§ **Data extract**:
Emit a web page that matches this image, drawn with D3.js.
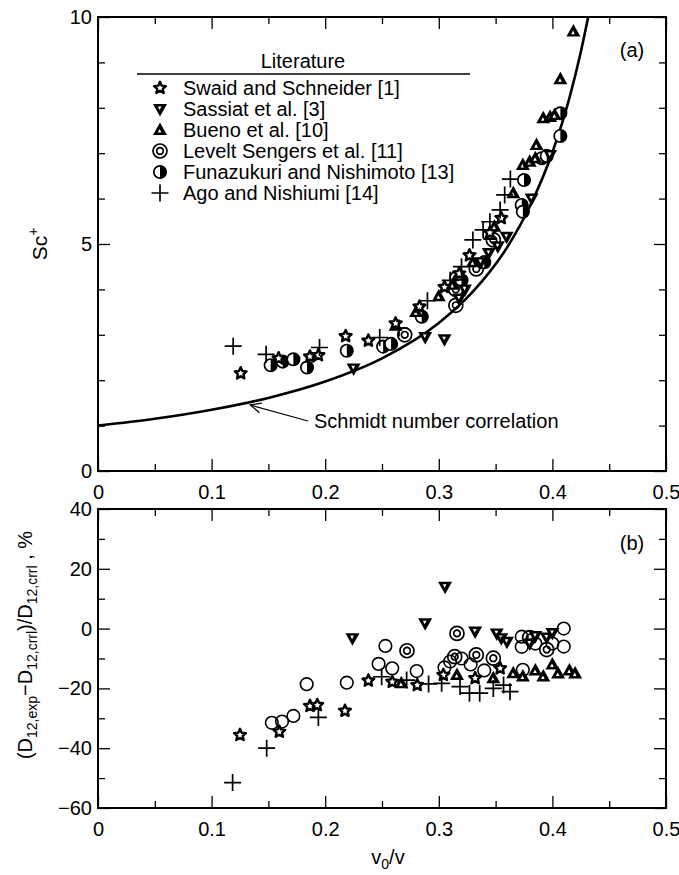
<!DOCTYPE html>
<html>
<head>
<meta charset="utf-8">
<script src="https://cdn.jsdelivr.net/npm/d3@7"></script>
<style>
  body { margin: 0; background: #fff; }
  svg { font-family: "Liberation Sans", Arial, sans-serif; }
</style>
</head>
<body>
<div id="chart"></div>
<script>
// ---- data ----
const xMajor = [0, 0.1, 0.2, 0.3, 0.4, 0.5];
const yMajorA = [0, 5, 10];
const yMajorB = [-60, -40, -20, 0, 20, 40];
const legendNames = ["Swaid and Schneider [1]", "Sassiat et al. [3]", "Bueno et al. [10]",
                     "Levelt Sengers et al. [11]", "Funazukuri and Nishimoto [13]", "Ago and Nishiumi [14]"];

// Schmidt number correlation
const corrLine = [[0, 1], [0.05, 1.15], [0.1, 1.35], [0.15, 1.61], [0.2, 1.97], [0.25, 2.48],
                  [0.3, 3.26], [0.33, 3.95], [0.36, 4.92], [0.38, 5.82], [0.4, 7.02],
                  [0.415, 8.22], [0.425, 9.23], [0.4315, 10.0]];

// (a) Sc+
const swaidA = [[0.1256, 2.15], [0.159, 2.48], [0.1866, 2.52], [0.194, 2.55], [0.218, 2.97], [0.238, 2.87],
                [0.262, 3.25], [0.283, 3.62], [0.305, 4.05], [0.318, 4.35], [0.327, 4.75], [0.345, 5.25], [0.355, 5.57]];
const sassiatA = [[0.225, 2.26], [0.288, 2.95], [0.305, 2.9], [0.318, 3.8], [0.323, 4.0], [0.337, 4.6],
                  [0.344, 4.8], [0.352, 4.95], [0.3597, 5.16], [0.3817, 6.0], [0.398, 6.96]];
const buenoA = [[0.262, 3.2], [0.28, 3.5], [0.3, 3.85], [0.312, 4.1], [0.318, 4.3], [0.33, 4.6], [0.345, 5.2],
                [0.349, 5.38], [0.3656, 6.12], [0.374, 6.74], [0.38, 6.81], [0.385, 6.89], [0.386, 7.18],
                [0.392, 7.77], [0.398, 7.8], [0.402, 7.84], [0.407, 8.63], [0.4185, 9.68]];
const leveltA = [[0.27, 3.0], [0.315, 3.65], [0.315, 4.0], [0.316, 4.25], [0.333, 4.45], [0.348, 5.09]];
const funazukuriA = [[0.152, 2.33], [0.1626, 2.41], [0.172, 2.46], [0.184, 2.28], [0.219, 2.65], [0.251, 2.74],
                     [0.258, 2.8], [0.285, 3.4], [0.32, 4.2], [0.34, 4.6], [0.373, 5.86], [0.374, 5.71],
                     [0.375, 6.41], [0.3906, 6.89], [0.395, 6.94], [0.407, 7.38], [0.407, 7.88]];
const agoA = [[0.119, 2.75], [0.148, 2.57], [0.195, 2.72], [0.248, 2.94], [0.265, 3.15], [0.29, 3.75],
              [0.31, 4.2], [0.32, 4.5], [0.33, 5.09], [0.339, 5.31], [0.345, 5.49], [0.354, 5.75],
              [0.358, 6.08], [0.363, 6.43]];

// (b) deviation, %
const swaidB = [[0.125, -35.6], [0.1596, -34.5], [0.1866, -25.9], [0.193, -25.6], [0.2174, -27.5], [0.238, -17.4],
                [0.259, -17.8], [0.281, -18.9], [0.304, -15.5], [0.332, -16.6], [0.354, -13.3]];
const sassiatB = [[0.224, -3.2], [0.288, 1.77], [0.3055, 14.0], [0.332, -1.0], [0.351, -1.6], [0.355, -3.2],
                  [0.36, -4.4], [0.38, -5], [0.385, -2.5], [0.395, -3], [0.4, -1.5]];
const buenoB = [[0.267, -18.3], [0.316, -15.5], [0.348, -16.6], [0.3656, -14.9], [0.374, -16.0], [0.385, -14],
                [0.392, -16], [0.4, -12], [0.405, -15], [0.415, -14], [0.42, -15]];
const leveltB = [[0.272, -7.4], [0.316, -1.6], [0.314, -9.4], [0.333, -8.8], [0.348, -9.9], [0.38, -3], [0.395, -7]];
const openB = [[0.153, -31.5], [0.162, -31.1], [0.172, -29.2], [0.1837, -18.6], [0.219, -18.1], [0.247, -11.8],
               [0.253, -5.8], [0.259, -13.3], [0.2805, -14.2], [0.305, -13], [0.31, -11], [0.32, -10],
               [0.328, -12], [0.34, -14], [0.373, -2.7], [0.373, -6.1], [0.374, -13.8], [0.385, -5],
               [0.4, -5], [0.41, 0], [0.41, -6]];
const agoB = [[0.1185, -51.5], [0.1485, -40], [0.194, -29.7], [0.2497, -16.1], [0.2717, -17.2], [0.291, -18.5],
              [0.3025, -18.3], [0.3187, -19.4], [0.327, -21.6], [0.336, -21.6], [0.348, -20], [0.357, -18.9],
              [0.3627, -21.1]];

// ---- layout ----
const width = 679, height = 875;
const left = 98, right = 666;

const svg = d3.select("#chart").append("svg")
    .attr("width", width)
    .attr("height", height)
    .attr("viewBox", [0, 0, width, height]);

const x = d3.scaleLinear().domain([0, 0.5]).range([left, right]);
const yA = d3.scaleLinear().domain([0, 10]).range([471, 17]);
const yB = d3.scaleLinear().domain([-60, 40]).range([808, 509]);

const xMinor = d3.range(0.05, 0.5, 0.1);

function frame(y, minorY, majorY, labelsY) {
    const [y0, y1] = y.range();
    // bottom
    svg.append("g").attr("transform", `translate(0,${y0})`)
        .call(d3.axisBottom(x).tickValues(xMajor).tickSize(-12).tickPadding(14).tickFormat(d3.format("~g")));
    svg.append("g").attr("transform", `translate(0,${y0})`)
        .call(d3.axisBottom(x).tickValues(xMinor).tickSize(-7).tickFormat(""));
    // top
    svg.append("g").attr("transform", `translate(0,${y1})`)
        .call(d3.axisTop(x).tickValues(xMajor).tickSize(-12).tickFormat(""));
    svg.append("g").attr("transform", `translate(0,${y1})`)
        .call(d3.axisTop(x).tickValues(xMinor).tickSize(-7).tickFormat(""));
    // left
    svg.append("g").attr("transform", `translate(${left},0)`)
        .call(d3.axisLeft(y).tickValues(majorY).tickSize(-12).tickPadding(6)
            .tickFormat(d => labelsY.includes(d) ? d3.format("~g")(d) : ""));
    svg.append("g").attr("transform", `translate(${left},0)`)
        .call(d3.axisLeft(y).tickValues(minorY).tickSize(-7).tickFormat(""));
    // right
    svg.append("g").attr("transform", `translate(${right},0)`)
        .call(d3.axisRight(y).tickValues(majorY).tickSize(-12).tickFormat(""));
    svg.append("g").attr("transform", `translate(${right},0)`)
        .call(d3.axisRight(y).tickValues(minorY).tickSize(-7).tickFormat(""));

    svg.append("rect")
        .attr("x", left).attr("y", y1)
        .attr("width", right - left).attr("height", y0 - y1)
        .attr("fill", "none").attr("stroke", "#000").attr("stroke-width", 2);
}

frame(yA, [1, 2, 3, 4, 6, 7, 8, 9], yMajorA, yMajorA);
frame(yB, [-50, -30, -10, 10, 30], yMajorB, yMajorB);

svg.selectAll(".domain").remove();
svg.selectAll(".tick line").attr("stroke", "#000").attr("stroke-width", 1.3);
svg.selectAll(".tick text").attr("font-size", 20).attr("fill", "#000")
    .attr("font-family", "'Liberation Sans', Arial, sans-serif");

// ---- markers ----
function starPath(r) {
    const pts = [];
    for (let i = 0; i < 10; i++) {
        const a = -Math.PI / 2 + i * Math.PI / 5;
        const rr = i % 2 ? r * 0.47 : r;
        pts.push([rr * Math.cos(a), rr * Math.sin(a)]);
    }
    return "M" + pts.join("L") + "Z";
}

const marker = {
    star: g => g.append("path").attr("d", starPath(6.2))
        .attr("fill", "#fff").attr("stroke", "#000").attr("stroke-width", 2.4).attr("stroke-linejoin", "round"),
    down: g => {
        g.append("path").attr("d", "M-7,-5L7,-5L0,7.5Z").attr("fill", "#000");
        g.append("path").attr("d", "M-2.2,-2.6L1.4,-2.6L-0.4,1Z").attr("fill", "#fff");
    },
    up: g => {
        g.append("path").attr("d", "M-7,5L7,5L0,-7.5Z").attr("fill", "#000");
        g.append("path").attr("d", "M-2.2,2.6L1.4,2.6L-0.4,-1Z").attr("fill", "#fff");
    },
    dbl: g => {
        g.append("circle").attr("r", 7).attr("fill", "none").attr("stroke", "#000").attr("stroke-width", 1.7);
        g.append("circle").attr("r", 3.3).attr("fill", "none").attr("stroke", "#000").attr("stroke-width", 1.7);
    },
    half: g => {
        g.append("circle").attr("r", 6.2).attr("fill", "#fff").attr("stroke", "#000").attr("stroke-width", 1.7);
        g.append("path").attr("d", "M0,-6.2A6.2,6.2 0 0 1 0,6.2Z").attr("fill", "#000");
    },
    plus: g => g.append("path").attr("d", "M-8.5,0H8.5M0,-8.5V8.5")
        .attr("stroke", "#000").attr("stroke-width", 1.7),
    open: g => g.append("circle").attr("r", 6.3).attr("fill", "none").attr("stroke", "#000").attr("stroke-width", 1.6)
};

function plot(data, y, kind) {
    svg.append("g").selectAll("g")
        .data(data)
        .join("g")
        .attr("transform", d => `translate(${x(d[0])},${y(d[1])})`)
        .each(function () { marker[kind](d3.select(this)); });
}

// correlation line
svg.append("path")
    .datum(corrLine)
    .attr("fill", "none")
    .attr("stroke", "#000")
    .attr("stroke-width", 2.6)
    .attr("d", d3.line().x(d => x(d[0])).y(d => yA(d[1])).curve(d3.curveMonotoneX));

plot(leveltA, yA, "dbl");
plot(funazukuriA, yA, "half");
plot(sassiatA, yA, "down");
plot(buenoA, yA, "up");
plot(swaidA, yA, "star");
plot(agoA, yA, "plus");

plot(openB, yB, "open");
plot(leveltB, yB, "dbl");
plot(sassiatB, yB, "down");
plot(buenoB, yB, "up");
plot(swaidB, yB, "star");
plot(agoB, yB, "plus");

// ---- legend ----
const legend = svg.append("g");
legend.append("text").attr("x", 303).attr("y", 68).attr("text-anchor", "middle")
    .attr("font-size", 20).text("Literature");
legend.append("line").attr("x1", 137).attr("x2", 470).attr("y1", 74).attr("y2", 74)
    .attr("stroke", "#000").attr("stroke-width", 1.3);
const kinds = ["star", "down", "up", "dbl", "half", "plus"];
legendNames.forEach((name, i) => {
    const yy = 88 + i * 21;
    const g = legend.append("g").attr("transform", `translate(160,${yy})`);
    marker[kinds[i]](g);
    legend.append("text").attr("x", 183).attr("y", yy + 7).attr("font-size", 20).text(name);
});

// annotation
svg.append("defs").append("marker")
    .attr("id", "arr").attr("viewBox", "0 0 12 12").attr("refX", 11).attr("refY", 6)
    .attr("markerWidth", 12).attr("markerHeight", 12).attr("markerUnits", "userSpaceOnUse")
    .attr("orient", "auto")
    .append("path").attr("d", "M0,1L11,6L0,11").attr("fill", "none").attr("stroke", "#000").attr("stroke-width", 1.2);
svg.append("line")
    .attr("x1", 308).attr("y1", 421).attr("x2", x(0.134)).attr("y2", yA(1.52) + 3)
    .attr("stroke", "#000").attr("stroke-width", 1.2).attr("marker-end", "url(#arr)");
svg.append("text").attr("x", 314).attr("y", 428).attr("font-size", 20).text("Schmidt number correlation");

svg.append("text").attr("x", 632).attr("y", 57).attr("text-anchor", "middle").attr("font-size", 20).text("(a)");
svg.append("text").attr("x", 632).attr("y", 550).attr("text-anchor", "middle").attr("font-size", 20).text("(b)");

// axis titles
const scLab = svg.append("text").attr("transform", "translate(47,244) rotate(-90)")
    .attr("text-anchor", "middle").attr("font-size", 21);
scLab.append("tspan").text("Sc");
scLab.append("tspan").attr("font-size", 14).attr("dy", -9).text("+");

const devLab = svg.append("text").attr("transform", "translate(32,645) rotate(-90)")
    .attr("text-anchor", "middle").attr("font-size", 20);
const parts = [["(D", 0], ["12,exp", 1], ["−D", 0], ["12,crrl", 1], [")/D", 0], ["12,crrl", 1], [" , %", 0]];
let sub = false;
parts.forEach(([t, s]) => {
    const ts = devLab.append("tspan").text(t);
    if (s && !sub) { ts.attr("font-size", 14).attr("dy", 5); sub = true; }
    else if (!s && sub) { ts.attr("dy", -5); sub = false; }
});

const xt = svg.append("text").attr("x", 388).attr("y", 864).attr("text-anchor", "middle").attr("font-size", 20);
xt.append("tspan").text("v");
xt.append("tspan").attr("font-size", 14).attr("dy", 5).text("0");
xt.append("tspan").attr("dy", -5).text("/v");
</script>
</body>
</html>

§ **Goal**: Pictures excluded, repeat exactly the lines from the top of the material through the line with "[0.415, 8.22], [0.425, 9.23], [0.4315, 10.0]];", including both of those lines.

§ **In response**:
Emit a web page that matches this image, drawn with D3.js.
<!DOCTYPE html>
<html>
<head>
<meta charset="utf-8">
<script src="https://cdn.jsdelivr.net/npm/d3@7"></script>
<style>
  body { margin: 0; background: #fff; }
  svg { font-family: "Liberation Sans", Arial, sans-serif; }
</style>
</head>
<body>
<div id="chart"></div>
<script>
// ---- data ----
const xMajor = [0, 0.1, 0.2, 0.3, 0.4, 0.5];
const yMajorA = [0, 5, 10];
const yMajorB = [-60, -40, -20, 0, 20, 40];
const legendNames = ["Swaid and Schneider [1]", "Sassiat et al. [3]", "Bueno et al. [10]",
                     "Levelt Sengers et al. [11]", "Funazukuri and Nishimoto [13]", "Ago and Nishiumi [14]"];

// Schmidt number correlation
const corrLine = [[0, 1], [0.05, 1.15], [0.1, 1.35], [0.15, 1.61], [0.2, 1.97], [0.25, 2.48],
                  [0.3, 3.26], [0.33, 3.95], [0.36, 4.92], [0.38, 5.82], [0.4, 7.02],
                  [0.415, 8.22], [0.425, 9.23], [0.4315, 10.0]];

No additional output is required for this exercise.